The pressure drop across the catalysts installed in a hydrogen plant will increase over time, which can be due to breakage or fouling. The primary reforming catalyst contributes to the majority of the catalyst related pressure drop in the plant. Often, pressure drop growth is not uniform across the furnace, resulting in flow variation across the tubes; those with lower flow will become hotter. An increase in the pressure drop across the plant can result in a lower product pressure, thereby increasing compression cost, or can require a reduction in throughput if there is a limitation on pressure drop through the unit. If changing the catalyst has to be delayed until a turnaround can be taken, curtailment of production can cost $9 million/y for a 50 mmscfd plant.
This article presents two catalyst technologies, Katalco 33-1 and Catacel SSR, that overcome these barriers to ensure high reliability in hydrogen plant operation. Catacel SSR addresses issues specific to the primary reformer, while Katalco 33-1 provides improvements in the purification section to help protect downstream catalysts.

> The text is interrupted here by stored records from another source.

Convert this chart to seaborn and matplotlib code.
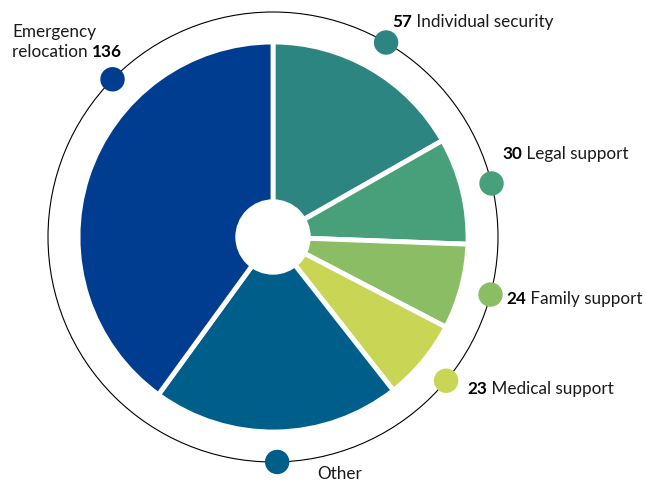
import numpy as np
import matplotlib
matplotlib.use("Agg")
import matplotlib.pyplot as plt
import seaborn as sns

# slice data, clockwise from 12 o'clock
labels = ["Individual security", "Legal support", "Family support",
          "Medical support", "Other", "Emergency relocation"]
values = [57, 30, 24, 23, 70, 136]
shown = ["57", "30", "24", "23", "", "136"]
colors = ["#2d8582", "#47a07a", "#8bbe64", "#c9d655", "#005e8a", "#003c8f"]

sns.set_theme(style="white")
plt.rcParams["font.family"] = ["Lato", "DejaVu Sans"]

fig = plt.figure(figsize=(6.46, 4.83), dpi=100)
ax = fig.add_axes([0, 0, 1, 1])

cx, cy = 273, 246
r_pie, r_ring = 195, 225

wedges, _ = ax.pie(values, colors=colors, startangle=90, counterclock=False,
                   radius=r_pie, center=(cx, cy), frame=True,
                   wedgeprops=dict(edgecolor="white", linewidth=3.5))
ax.set_xlim(0, 646)
ax.set_ylim(0, 483)
ax.set_aspect("equal")
ax.axis("off")

# centre hole and outer ring
ax.add_patch(plt.Circle((cx, cy), 37, color="white", zorder=5))
ax.add_patch(plt.Circle((cx, cy), r_ring, fill=False, edgecolor="black",
                        linewidth=0.8, zorder=1))

# dots on the ring at wedge midpoints (emergency one moved up-left)
for i, w in enumerate(wedges):
    ang = (w.theta1 + w.theta2) / 2
    if labels[i] == "Emergency relocation":
        ang = 135.5
    a = np.deg2rad(ang)
    ax.add_patch(plt.Circle((cx + r_ring * np.cos(a), cy + r_ring * np.sin(a)),
                            11.5, color=colors[i], zorder=6))

# label text positions (left edge, bottom)
label_pos = {
    "Individual security": (392, 453),
    "Legal support": (502, 321),
    "Family support": (506, 176),
    "Medical support": (467, 86),
    "Other": (317, 1),
}
fs = 12.3
for i, lab in enumerate(labels):
    if lab not in label_pos:
        continue
    x, y = label_pos[lab]
    if shown[i]:
        t = ax.text(x, y, shown[i], fontsize=fs, fontweight="bold",
                    ha="left", va="bottom", color="black")
        ax.annotate(" " + lab, xy=(1, 0), xycoords=t, fontsize=fs,
                    ha="left", va="bottom", color="#1a1a1a")
    else:
        ax.text(x, y, lab, fontsize=fs, ha="left", va="bottom", color="#1a1a1a")

ax.text(12, 443, "Emergency", fontsize=fs, ha="left", va="bottom", color="#1a1a1a")
t = ax.text(12, 423, "relocation ", fontsize=fs, ha="left", va="bottom", color="#1a1a1a")
ax.annotate(shown[5], xy=(1, 0), xycoords=t, fontsize=fs, fontweight="bold",
            ha="left", va="bottom", color="black")

fig.savefig("out.png", dpi=100)
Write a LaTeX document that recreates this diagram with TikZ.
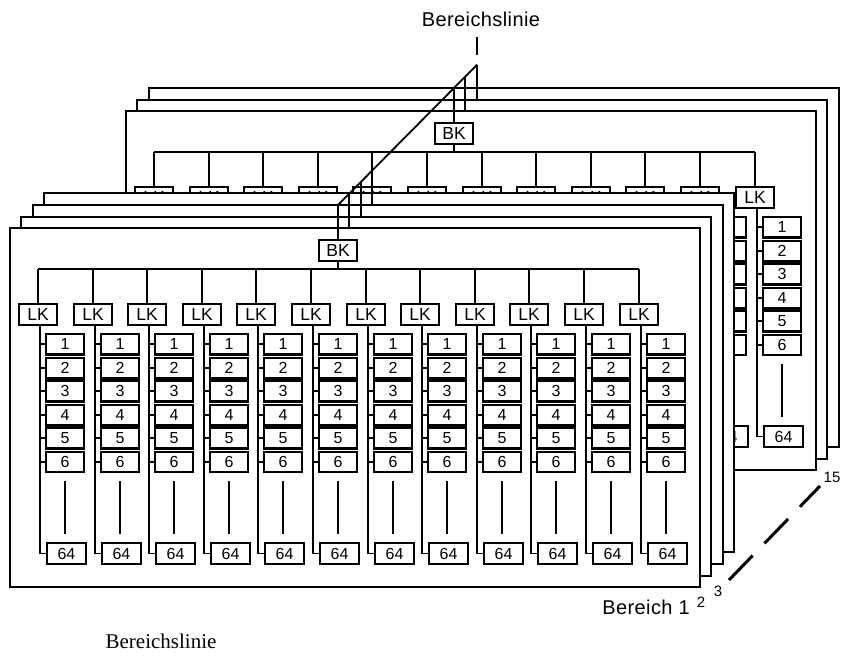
\documentclass[tikz,border=0pt]{standalone}
\usepackage{fontspec}
\setmainfont{Liberation Sans}
\newfontfamily\lblfont[LetterSpace=2]{Liberation Sans}
\newfontfamily\serfont{Liberation Serif}
\newcommand\panelfull[3]{%
 \begin{scope}[shift={(#2,#3)}]
  \path[pan] (0,0) rectangle (690,359);
  \node[lkbox] (#1-bk) at (328,22.5) {BK};
  \pgfmathsetmacro\diagy{205-1.009*(#2-10)-#3}
  \coordinate (#1-top) at (328,\diagy);
  \draw[ln] (#1-bk.north) -- (#1-top);
  \coordinate (#1-busL) at (28,41);
  \coordinate (#1-busR) at (629,41);
  \draw[ln] (#1-busL) -- (#1-busR);
  \draw[ln] (#1-bk.south) -- (#1-bk.south |- #1-busL);
  \foreach \i in {0,...,11}{%
    \pgfmathsetmacro\cx{28+round(54.6*\i)}
    \node[lkbox] (#1-lk\i) at (\cx,86.5) {LK};
    \draw[ln] (#1-lk\i.north) -- (#1-lk\i.north |- #1-busL);
    \node[lastbox] (#1-m\i) at ({\cx+28.5},325.5) {64};
    \coordinate (#1-v\i) at ({\cx+2},97);
    \draw[ln] (#1-v\i) |- (#1-m\i.west);
    \foreach \n/\yy in {1/116,2/140,3/163,4/187,5/210,6/234}{%
      \node[nbox] (#1-n\i-\n) at ({\cx+27},\yy) {\n};
      \draw[ln] (#1-n\i-\n.west) -- (#1-n\i-\n.west -| #1-v\i);
    }
    \foreach \n in {1,...,5}{\draw[band] (#1-n\i-\n.south west) -- (#1-n\i-\n.south east);}
    \coordinate (#1-ea\i) at ({\cx+27},253);
    \coordinate (#1-eb\i) at ({\cx+27},306);
    \draw[ln] (#1-ea\i) -- (#1-eb\i);
  }
 \end{scope}}
\begin{document}
\begin{tikzpicture}[x=1pt,y=-1pt,
  pan/.style={draw,fill=white,line width=2pt},
  ln/.style={line width=1.8pt},
  lkbox/.style={draw,fill=white,line width=1.8pt,minimum width=38pt,minimum height=21pt,inner sep=0pt,font=\fontsize{17.5}{17.5}\selectfont},
  nbox/.style={draw,fill=white,line width=1.8pt,minimum width=38pt,minimum height=20pt,inner sep=0pt,font=\fontsize{16}{16}\selectfont},
  lastbox/.style={nbox,minimum width=39pt,minimum height=21pt},
  band/.style={line width=2.3pt},
  lbl/.style={inner sep=0pt,font=\lblfont\fontsize{20}{20}\selectfont},
  sup/.style={inner sep=0pt,font=\fontsize{15}{15}\selectfont}]
\useasboundingbox[fill=white] (0,0) rectangle (842,655);
\panelfull{p12}{149}{88}
\panelfull{p11}{137}{100}
\panelfull{p10}{126}{111}
\panelfull{p3}{44}{193}
\panelfull{p2}{33}{205}
\panelfull{p1}{21}{217}
\panelfull{p0}{10}{228}
\draw[ln] (p0-top) -- (p12-top);
\coordinate (lA) at (477,55);
\coordinate (lB) at (477,37);
\draw[ln] (lA) -- (lB);
\node[lbl] (topl) at (481,19) {Bereichslinie};
\node[lbl] (b1) at (646,607) {Bereich 1};
\node[sup] (b2) at (701,602) {2};
\node[sup] (b3) at (718,591) {3};
\node[sup] (b15) at (832,477) {15};
\coordinate (dA) at (729,580);
\coordinate (dB) at (820,486);
\draw[line width=3pt,dash pattern=on 34pt off 17pt] (dA) -- (dB);
\node[inner sep=0pt,font=\serfont\fontsize{21}{21}\selectfont] (bot) at (161,641) {Bereichslinie};
\end{tikzpicture}
\end{document}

The purification section of the hydrogen plant is the first line of defence to ensure the highest reliability. Considering the feed and poisoning issues that have been discussed, it is understandably difficult to simplify this section to cover all possibilities. The most common poisons present in natural gas feeds are sulphur compounds, which can include H2S, carbonyl sulphide (COS), mercaptans, organic sulphides and disulphides, and on rare occasions thiophenes. Common odorants being used in natural gases are tertiary butyl mercaptan (TBM), dimethyl sulphide (DMS), and tetrahydrothiophene (THT). In many situations, the only poisons present are sulphur compounds and the purification section is designed to remove these to an acceptable level. Less common poisons might be present, such as chlorides, as well as more unusual poisons, including mercury or arsenic compounds, for which the purification section design must be adapted. In a modern hydrogen plant, the conventional purification section design comprises between two and four stages. The first stage is hydrodesulphurisation (HDS) in which organic sulphur compounds are hydrogenated catalytically to H2S. Any organochlorine compounds react analogously to give hydrogen chloride (HCl). Where chlorides are present in the feed, the second stage uses a chemical absorbent to remove the HCl. The third stage is removal of H2S using absorbents based on zinc oxide (ZnO) which react to form zinc sulphide. The degree of desulphurisation achieved with ZnO beds is typically 30 ppbv to 50 ppbv, with end of run usually defined as a sulphur slip of 0.1 ppmv (100 ppbv). Some systems have a fourth stage to add a final polishing, or ultra-purification, step to remove sulphur to around 10 ppbv.